DATA PROVIDED:
- - - -

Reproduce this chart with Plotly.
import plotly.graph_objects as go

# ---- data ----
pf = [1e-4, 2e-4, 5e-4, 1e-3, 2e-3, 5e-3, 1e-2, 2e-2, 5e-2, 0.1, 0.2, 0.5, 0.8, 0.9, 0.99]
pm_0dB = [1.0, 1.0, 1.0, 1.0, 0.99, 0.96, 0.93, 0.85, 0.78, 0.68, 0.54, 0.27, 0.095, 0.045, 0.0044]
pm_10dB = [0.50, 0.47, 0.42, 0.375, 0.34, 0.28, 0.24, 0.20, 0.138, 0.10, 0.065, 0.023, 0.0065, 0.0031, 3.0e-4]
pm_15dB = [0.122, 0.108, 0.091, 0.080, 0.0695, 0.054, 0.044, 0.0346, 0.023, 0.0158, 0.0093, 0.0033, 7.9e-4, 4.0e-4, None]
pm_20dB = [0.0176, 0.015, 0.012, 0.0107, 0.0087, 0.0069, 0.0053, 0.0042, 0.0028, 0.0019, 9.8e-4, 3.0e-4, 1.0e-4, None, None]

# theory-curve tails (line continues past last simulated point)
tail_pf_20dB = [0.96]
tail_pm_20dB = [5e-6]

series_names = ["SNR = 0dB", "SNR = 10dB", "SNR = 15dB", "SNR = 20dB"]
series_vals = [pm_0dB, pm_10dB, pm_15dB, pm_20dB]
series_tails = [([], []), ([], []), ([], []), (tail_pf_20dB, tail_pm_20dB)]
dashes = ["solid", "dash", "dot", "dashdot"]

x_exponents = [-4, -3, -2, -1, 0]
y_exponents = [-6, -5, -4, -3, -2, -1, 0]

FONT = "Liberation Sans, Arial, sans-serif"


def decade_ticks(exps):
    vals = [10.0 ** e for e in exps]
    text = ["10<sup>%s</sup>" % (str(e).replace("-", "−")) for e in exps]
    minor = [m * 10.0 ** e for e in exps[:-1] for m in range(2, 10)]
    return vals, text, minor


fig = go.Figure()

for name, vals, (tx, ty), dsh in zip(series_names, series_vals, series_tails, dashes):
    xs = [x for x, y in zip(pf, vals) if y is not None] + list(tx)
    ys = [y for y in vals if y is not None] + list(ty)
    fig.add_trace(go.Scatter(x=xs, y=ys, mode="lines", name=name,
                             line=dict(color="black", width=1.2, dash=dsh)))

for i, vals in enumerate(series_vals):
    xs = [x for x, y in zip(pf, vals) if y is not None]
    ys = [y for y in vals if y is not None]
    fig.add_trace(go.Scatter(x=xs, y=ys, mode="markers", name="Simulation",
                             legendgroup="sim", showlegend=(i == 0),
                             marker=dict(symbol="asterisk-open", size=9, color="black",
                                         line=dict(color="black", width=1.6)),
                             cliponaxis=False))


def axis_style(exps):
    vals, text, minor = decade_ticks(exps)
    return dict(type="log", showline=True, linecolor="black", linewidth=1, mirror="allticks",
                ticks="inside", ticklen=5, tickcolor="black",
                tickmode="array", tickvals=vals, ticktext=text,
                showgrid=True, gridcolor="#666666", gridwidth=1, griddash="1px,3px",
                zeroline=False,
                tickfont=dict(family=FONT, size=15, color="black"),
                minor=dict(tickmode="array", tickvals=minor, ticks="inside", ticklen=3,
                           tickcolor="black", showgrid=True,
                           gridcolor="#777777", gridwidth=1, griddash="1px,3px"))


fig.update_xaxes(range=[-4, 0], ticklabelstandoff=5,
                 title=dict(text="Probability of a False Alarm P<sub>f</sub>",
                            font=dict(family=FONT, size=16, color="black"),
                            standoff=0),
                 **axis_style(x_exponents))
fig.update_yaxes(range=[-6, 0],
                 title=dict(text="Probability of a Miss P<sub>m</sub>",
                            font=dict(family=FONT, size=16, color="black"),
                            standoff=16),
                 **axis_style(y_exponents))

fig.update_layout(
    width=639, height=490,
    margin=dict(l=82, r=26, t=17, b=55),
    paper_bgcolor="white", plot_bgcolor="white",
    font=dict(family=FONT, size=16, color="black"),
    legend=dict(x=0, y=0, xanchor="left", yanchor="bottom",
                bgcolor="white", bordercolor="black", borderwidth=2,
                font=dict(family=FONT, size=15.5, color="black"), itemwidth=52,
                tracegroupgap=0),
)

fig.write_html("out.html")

- - - -

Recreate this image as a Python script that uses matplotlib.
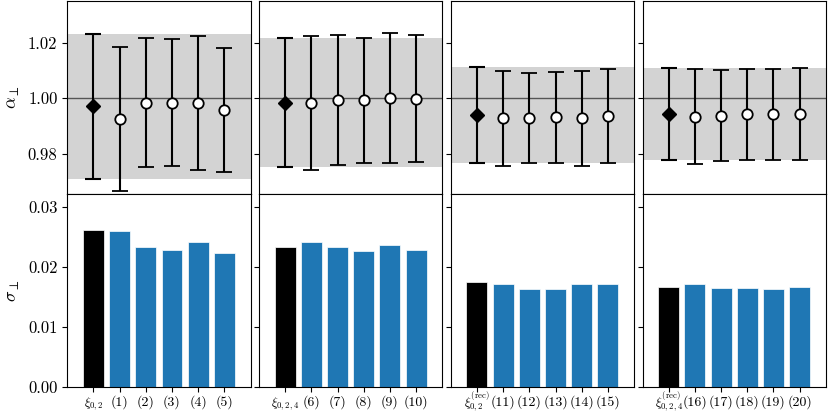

- - - -

WHAT IS NEEDED: Give back exactly the stretch that opens on the line with "Reproduce this chart with Plotly." and closes on the line with "tail_pm_20dB = [5e-6]".

RESPONSE TO THE TASK:
Reproduce this chart with Plotly.
import plotly.graph_objects as go

# ---- data ----
pf = [1e-4, 2e-4, 5e-4, 1e-3, 2e-3, 5e-3, 1e-2, 2e-2, 5e-2, 0.1, 0.2, 0.5, 0.8, 0.9, 0.99]
pm_0dB = [1.0, 1.0, 1.0, 1.0, 0.99, 0.96, 0.93, 0.85, 0.78, 0.68, 0.54, 0.27, 0.095, 0.045, 0.0044]
pm_10dB = [0.50, 0.47, 0.42, 0.375, 0.34, 0.28, 0.24, 0.20, 0.138, 0.10, 0.065, 0.023, 0.0065, 0.0031, 3.0e-4]
pm_15dB = [0.122, 0.108, 0.091, 0.080, 0.0695, 0.054, 0.044, 0.0346, 0.023, 0.0158, 0.0093, 0.0033, 7.9e-4, 4.0e-4, None]
pm_20dB = [0.0176, 0.015, 0.012, 0.0107, 0.0087, 0.0069, 0.0053, 0.0042, 0.0028, 0.0019, 9.8e-4, 3.0e-4, 1.0e-4, None, None]

# theory-curve tails (line continues past last simulated point)
tail_pf_20dB = [0.96]
tail_pm_20dB = [5e-6]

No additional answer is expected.